Auf den ersten Blick wirkt alles so wie früher: Die Spitex-Frau radelt auf ihrem E-Bike von Dorf zu Dorf, ein Plakat kündigt die Derendinger Pfingstchilbi an. Doch Vorfreude mag keine aufkommen. Die Leute haben den Kopf voll. Verkriechen sich in ihre Häuser. Nun ist das eingetroffen, was viele befürchtet haben: Hat die Polizei den Richtigen, ist es ein Kriegstetter, aufgewachsen im Nachbardorf. Top integriert im Dorf. In der Musik, in der Feuerwehr, in der Zunft – überall machte er mit. Einer, der dazu noch in der Nähe von Bauer Hänggärtner wohnt, dessen Scheune er an Ostern anzündete – und wo er beim Löschen half.
Ein einziges Interview nur mag der enttäuschte Bauer in diesen Tagen geben. In die Kamera eines Lokalsenders sagt er mit ausdrucksloser Miene: «Er kam nach dem Brand zu mir und gab mir die Hand. Er entschuldigte sich, es tue ihm leid, was mir da passiert sei.» Der Mann sei immer zur Stelle gewesen, wenn man Hilfe brauchte. «Es ist völlig unverständlich.»

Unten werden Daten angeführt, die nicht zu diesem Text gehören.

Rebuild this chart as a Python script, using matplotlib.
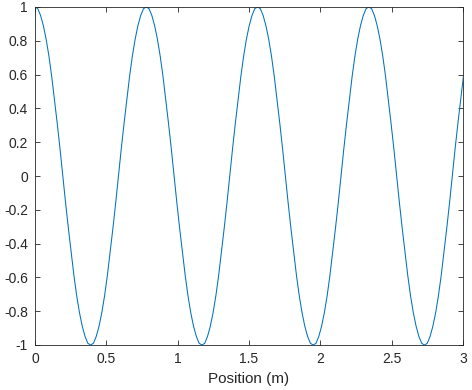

Nicht nur für ihn. Die Gegend ist traumatisiert. Angesprochen auf das Thema, schiessen vor der Metzgerei einer Frau Tränen in die Augen. Eine andere klammert sich vor dem Coop an das Einkaufswägeli, so sehr sorgt sie sich um die Eltern des mutmasslichen Brandstifters: «Die armen Leute können nichts dafür!» Und ein Rentner mit Holzhaus hofft jeden Tag darauf, dass «es eine Fehldiagnose ist» und die Polizei ihn wieder nach Hause bringt. Der «arme Teufel» tut ihm leid. «Sein Leben ist jetzt verkachelt.»